5月2日、ちょうど一年後。(生後129日)

 いよいよゴールデンウィークがはじまった。SNSを開いたら、みんな思い思いに連休をたのしんでいる。ダイビング仲間が海で撮った写真をつぎつぎにアップしていた。写真を見るだけで、潮の匂いや光、水温、水圧が、まるでそこにいるかのように、あたまからつま先まで感じられる。海、海、海に行きたい。もちろん、この連休に行けないのはあたりまえだが。いつかそうすけがダイビングをたのしめる年になったら、親子3人でもぐりたい。中性浮力をとりながら手をつないで写真を撮りたいなあ。その日が待ちどおしい。

 去年の5月2日には、まだ妊娠に気づいていなかった。夜、那覇に入り、翌日からの粟国島ダイビングに向けて準備していた。粟国島での体験は、生まれてはじめてだといいきれるほどすばらしいものだった。まるで、海のなかで盛大なお祭りが開かれているみたいだった。ギンガメアジ、ロウニンアジ、イソマグロ、ナポレオンフィッシュ、カマス、カスリハタ、ヤイトハタ。巨大なトルネードが変幻自在に動きながら、わたしたちにすり寄ってくる。まるで、話しかけられているみたいだった。歓迎してくれたのだろうか。いまから思えば、新しいいのちの誕生を祝ってくれたのかもしれない。いや、わたしが気づかずにいたから、おなかに赤ちゃんがいますよと教えてくれていたのかもしれない。けっきょく滞在中はずっとダイビングをしていたが、夜になったら眠くなって、すきなビールもそこそこにぐうぐう眠っていたんだっけ。

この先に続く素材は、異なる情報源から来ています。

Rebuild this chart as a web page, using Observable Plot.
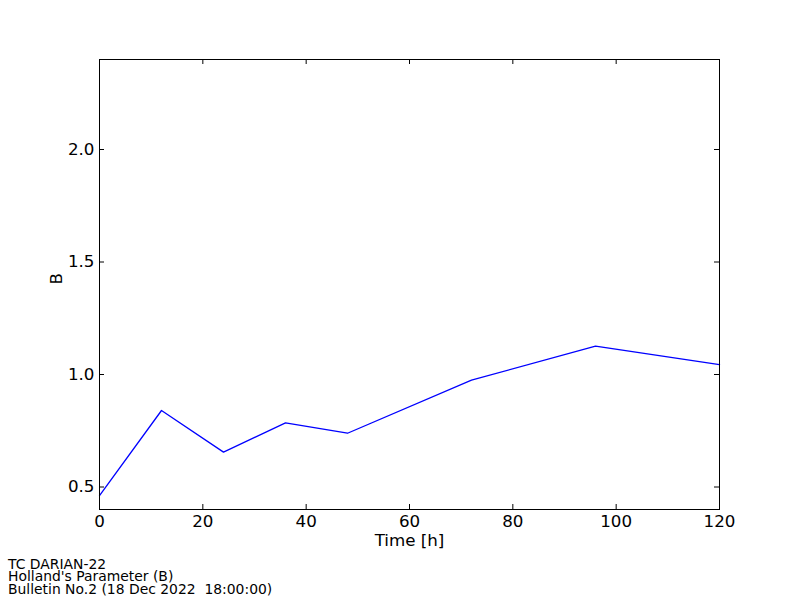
<!DOCTYPE html>
<html>
<head>
<meta charset="utf-8">
<script src="https://cdn.jsdelivr.net/npm/d3@7"></script>
<script src="https://cdn.jsdelivr.net/npm/@observablehq/plot@0.6"></script>
<style>
  body { margin: 0; background: #fff; font-family: "DejaVu Sans", sans-serif; }
  #wrap { position: relative; width: 800px; height: 600px; overflow: hidden; }
  #cap { position: absolute; left: 8px; top: 558px; font-size: 13.9px; line-height: 12.3px; color: #000; white-space: pre; }
</style>
</head>
<body>
<div id="wrap">
  <div id="chart"></div>
  <div id="cap"></div>
</div>
<script>
// Data
const hours = [0, 12, 24, 36, 48, 72, 96, 120];
const bValues = [0.462, 0.840, 0.655, 0.785, 0.739, 0.975, 1.126, 1.044];
const xTicks = [0, 20, 40, 60, 80, 100, 120];
const yTicks = [0.5, 1.0, 1.5, 2.0];
const xLabel = "Time [h]";
const yLabel = "B";
const captionLines = ["TC DARIAN-22", "Holland's Parameter (B)", "Bulletin No.2 (18 Dec 2022  18:00:00)"];

const data = hours.map((h, i) => ({hour: h, b: bValues[i]}));

const W = 800, H = 600;
const mL = 99, mR = 81, mT = 59, mB = 91;
const fw = W - mL - mR, fh = H - mT - mB;
const tl = 5;
const fs = 16.7;

const chart = Plot.plot({
  width: W,
  height: H,
  marginLeft: mL,
  marginRight: mR,
  marginTop: mT,
  marginBottom: mB,
  style: {fontFamily: "DejaVu Sans", fontSize: fs + "px", color: "#000", background: "#fff"},
  x: {domain: [0, 120], ticks: xTicks, label: null},
  y: {domain: [0.4, 2.4], ticks: yTicks, label: null},
  marks: [
    Plot.axisX({ticks: xTicks, tickSize: 0, tickPadding: 6, label: null, tickFormat: d3.format("d"), fontSize: fs}),
    Plot.axisY({ticks: yTicks, tickSize: 0, tickPadding: 5, label: null, tickFormat: d3.format(".1f"), fontSize: fs}),
    // inward ticks on all four sides
    Plot.tickX(xTicks, {x: d => d, insetTop: fh - tl, stroke: "black"}),
    Plot.tickX(xTicks, {x: d => d, insetBottom: fh - tl, stroke: "black"}),
    Plot.tickY(yTicks, {y: d => d, insetRight: fw - tl, stroke: "black"}),
    Plot.tickY(yTicks, {y: d => d, insetLeft: fw - tl, stroke: "black"}),
    Plot.line(data, {x: "hour", y: "b", stroke: "#0000ff", strokeWidth: 1.3}),
    Plot.frame({stroke: "black", strokeWidth: 1}),
    Plot.text([xLabel], {text: d => d, frameAnchor: "bottom", dy: 31.4, fontSize: fs, lineAnchor: "middle", fill: "black"}),
    Plot.text([yLabel], {text: d => d, frameAnchor: "left", dx: -42.5, rotate: -90, fontSize: fs, lineAnchor: "middle", fill: "black"})
  ]
});
document.getElementById("chart").appendChild(chart);
document.getElementById("cap").textContent = captionLines.join("\n");
</script>
</body>
</html>
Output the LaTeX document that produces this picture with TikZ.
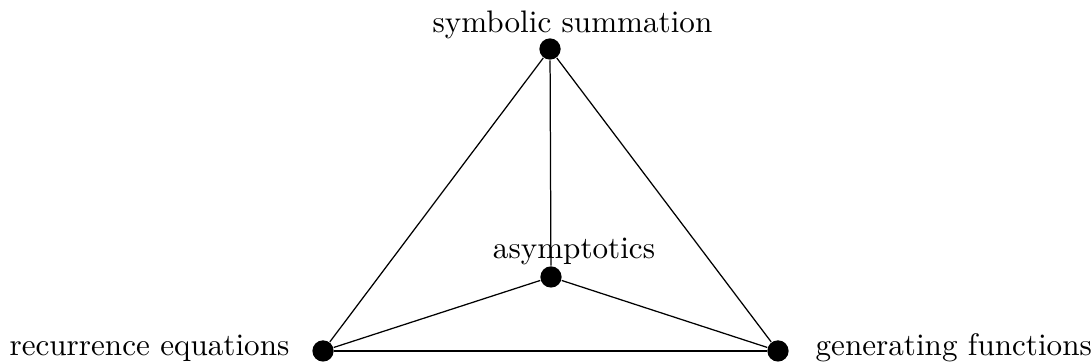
\documentclass[tikz,border=0pt]{standalone}
\usepackage{tikz}
\usetikzlibrary{positioning}

\begin{document}
\begin{tikzpicture}[
            punto/.style={circle, fill=black, inner sep=0pt, minimum size=0.24cm},
            etiqueta/.style={inner sep=0pt},
            arista/.style={thin}
        ]
            \useasboundingbox (0, 0) rectangle (12.314, 4.108);

            % Vertices
            \node[punto] (sum) at (6.208, 3.555) {};
            \node[punto] (asin) at (6.219, 0.982) {};
            \node[punto] (rec) at (3.646, 0.147) {};
            \node[punto] (gen) at (8.781, 0.147) {};

            % Etiquetas
            \node[etiqueta, anchor=base] (t_sum) at (6.462, 3.736) {symbolic summation};
            \node[etiqueta, anchor=base] (t_asin) at (6.479, 1.185) {asymptotics};
            \node[etiqueta, anchor=base east] (t_rec) at (3.273, 0.090) {recurrence equations};
            \node[etiqueta, anchor=base west] (t_gen) at (9.199, 0.090) {generating functions};

            % Aristas
            \draw[arista] (sum) -- (asin);
            \draw[arista] (sum) -- (rec);
            \draw[arista] (sum) -- (gen);
            \draw[arista] (asin) -- (rec);
            \draw[arista] (asin) -- (gen);
            \draw[arista] (rec) -- (gen);

        \end{tikzpicture}
\end{document}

 あれから1年。いまこうして、そうすけといっしょに暮らしていることをいまも奇跡に感じている。粟国島で見たトルネードのように、大きな流れのなかにのみこまれている感覚だ。でも、ふしぎといごこちがいい。流れに逆らうことなく自由自在に泳いでいけそうだ。きっと、だいじょうぶ。これからもうまくやっていけるだろう。きょうのそうすけは平熱にもどったが、せきと鼻水はもうちょっと残っているので、大事をとってゆっくり過ごすことにした。あたたかくなってきたので、あせもに気をつけよう。昼間、買いもののついでにすこしだけおさんぽをして、シャチのかたちのバルーンを買った。ふわふわ空を泳ぐシャチを見ながら、そうすけがはしゃいでいた。家に帰ると、バルーンのひもをひっぱってシャチが動くたびに、きゃっきゃっ、と大よろこびしていた。